One of the main reasons that sex offence registries and community notification schemes do not have any impact is that the recidivism rate for sex offenders is not remarkably high. Most sex offences, it appears, are committed by those who have not previously been convicted of a sex offence. “Because registration and community notification laws were based on false assumptions regarding sex offenders and sexual offences, attention and resources are diverted from those most common types of sex offences – those committed by first-time sex offenders and those who have a pre-established relationship with the victim – to ones perpetrated by the stereotypical sex offender

A 2003 study dealing with sex offenders registration and community notification came to the conclusion:

Clearly, registries and notification systems are not without their own problems and, as such, demand careful scrutiny before being implemented. This warning gains even more salience when one recognizes that their proclaimed benefits have yet to receive empirical support. 

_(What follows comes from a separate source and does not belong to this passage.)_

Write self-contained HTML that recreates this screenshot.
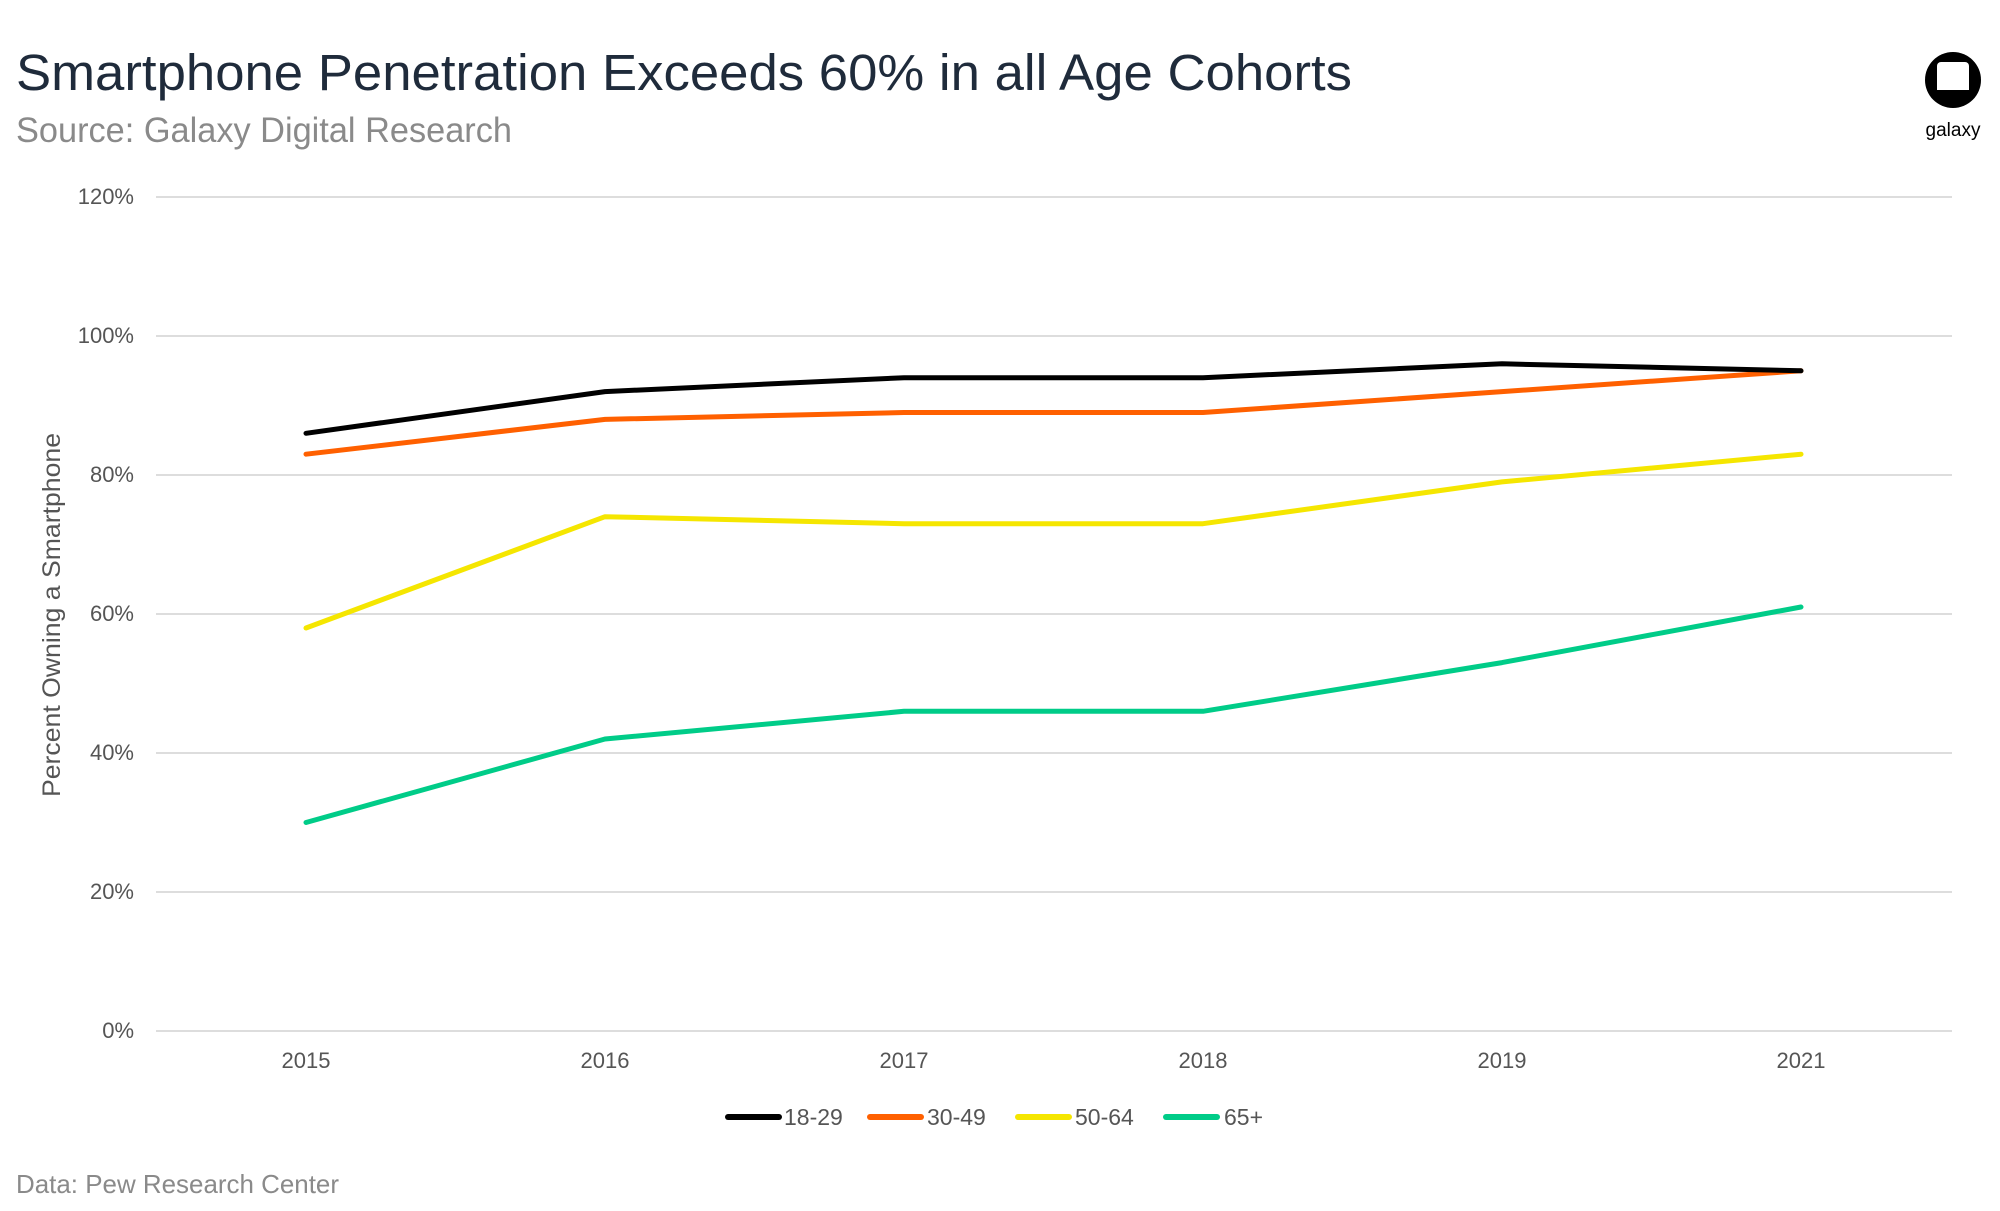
<!DOCTYPE html>
<html><head><meta charset="utf-8"><style>
body{margin:0;background:#fff;}
svg{display:block;font-family:"Liberation Sans",sans-serif;}
</style></head><body>
<svg width="2000" height="1211" viewBox="0 0 2000 1211" xmlns="http://www.w3.org/2000/svg">
<rect width="2000" height="1211" fill="#fff"/>
<text x="16" y="90" font-size="51" fill="#1f2b3b" textLength="1336" lengthAdjust="spacingAndGlyphs">Smartphone Penetration Exceeds 60% in all Age Cohorts</text>
<text x="16" y="142" font-size="35" fill="#8a8a8a" textLength="496" lengthAdjust="spacingAndGlyphs">Source: Galaxy Digital Research</text>
<circle cx="1953" cy="80" r="28" fill="#000"/>
<rect x="1937" y="62" width="32" height="32" rx="4" fill="#fff"/>
<rect x="1937" y="90" width="32" height="8" fill="#000"/>
<text x="1953" y="136" font-size="19" fill="#000" text-anchor="middle">galaxy</text>
<g stroke="#dddddd" stroke-width="2">
<line x1="156" x2="1952" y1="197" y2="197"/>
<line x1="156" x2="1952" y1="336" y2="336"/>
<line x1="156" x2="1952" y1="475" y2="475"/>
<line x1="156" x2="1952" y1="614" y2="614"/>
<line x1="156" x2="1952" y1="753" y2="753"/>
<line x1="156" x2="1952" y1="892" y2="892"/>
<line x1="156" x2="1952" y1="1031" y2="1031"/>
</g>
<g font-size="22" fill="#555" text-anchor="end">
<text x="134" y="204">120%</text>
<text x="134" y="343">100%</text>
<text x="134" y="482">80%</text>
<text x="134" y="621">60%</text>
<text x="134" y="760">40%</text>
<text x="134" y="899">20%</text>
<text x="134" y="1038">0%</text>
</g>
<g font-size="22" fill="#555" text-anchor="middle">
<text x="306" y="1068">2015</text>
<text x="605" y="1068">2016</text>
<text x="904" y="1068">2017</text>
<text x="1203" y="1068">2018</text>
<text x="1502" y="1068">2019</text>
<text x="1801" y="1068">2021</text>
</g>
<text transform="translate(60,615) rotate(-90)" font-size="25" fill="#555" text-anchor="middle" textLength="364" lengthAdjust="spacingAndGlyphs">Percent Owning a Smartphone</text>
<g fill="none" stroke-width="5" stroke-linejoin="round" stroke-linecap="round">
<polyline stroke="#00cc88" points="306,822.5 605,739 904,711.3 1203,711.3 1502,662.6 1801,607"/>
<polyline stroke="#f5e600" points="306,628 605,516.7 904,523.7 1203,523.7 1502,481.9 1801,454.2"/>
<polyline stroke="#ff6000" points="306,454.2 605,419.4 904,412.5 1203,412.5 1502,391.6 1801,370.8"/>
<polyline stroke="#000" points="306,433.3 605,391.6 904,377.7 1203,377.7 1502,363.8 1801,370.8"/>
</g>
<g stroke-width="6" stroke-linecap="round">
<line x1="728" x2="779" y1="1117" y2="1117" stroke="#000"/>
<line x1="870" x2="921" y1="1117" y2="1117" stroke="#ff6000"/>
<line x1="1018" x2="1069" y1="1117" y2="1117" stroke="#f5e600"/>
<line x1="1166" x2="1217" y1="1117" y2="1117" stroke="#00cc88"/>
</g>
<g font-size="23" fill="#555">
<text x="784" y="1125">18-29</text>
<text x="927" y="1125">30-49</text>
<text x="1075" y="1125">50-64</text>
<text x="1224" y="1125">65+</text>
</g>
<text x="16" y="1193" font-size="26" fill="#8a8a8a" textLength="323" lengthAdjust="spacingAndGlyphs">Data: Pew Research Center</text>
</svg>
</body></html>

A 2007 study found that notification systems are in fact more likely to negatively effect overall safety and do not reduce recidivism rates:

Clearly there are negative consequences of efforts to publicize the identity of those who have been released from prison after serving time for sex offences. Given the absence of convincing data on the efficacy of these procedures in reducing recidivism, it would appear that these broad notification policies “are more likely to undermine the stability of sex offenders than to provide the sweeping protection they intend to achieve” 

Many studies have shown that communities are not made safer by the type of legislation embraced by the conservative, see:

  • During, Caleb (2006). Never Going Home: Does it Make Us Safer? Does it Make Sense? Sex Offenders, Residency Restrictions, and Reforming Risk Management Law. Journal of Criminal Law & Criminology, 97(1), 317-363.

  • Harris, Andrew J. R.; Hanson, R. Karl (2004). Sex Offender Recidivism: A simple Question. Ottawa: Public Safety and Emergency Preparedness Canada.

  • Levenson, Jill S.; Cotter, Leo P. (2005). The Impact of Sex Offender Residence Restrictions: 1,000 Feet from Danger or One Step from Absurd?. International Journal of Offender Therapy Comparative Criminology, 49(2), 168-178.

  • Petrosino, Anthony J.; Petrosino, Carolyn (1999). The Public Safety Potential of Megan’s Law in Massachusetts: An Assessment from a Sample of Criminal Sexual Psychopaths. Crime and Delinquency, 45 (1), 140-158.

Sexual offences are reprehensible and must be dealt with seriously.  At the same time criminal laws dealing with sexual based offences should consider the available evidence. 

It may be that Canada requires new legislation to deal with emerging criminal law issues, but it is only when evidence is considered that communities can be made safer.  Sadly it seems that this is not  Mr. Harper goal.  Quite tellingly Mr. Harper said: 

“We do not understand why child predators do the heinous things they do and, in all frankness, we don’t particularly care to.” 

If Mr. Harper truly is interested in making communities safer he should care.  We should care.  Legislation should not be reactionary.  It should not be ideological.  As citizens we deserve logical and evidence based policies.

Reactionary legislation may make us feel safer, but this is a cold comfort if the protections offered are more illusory than real.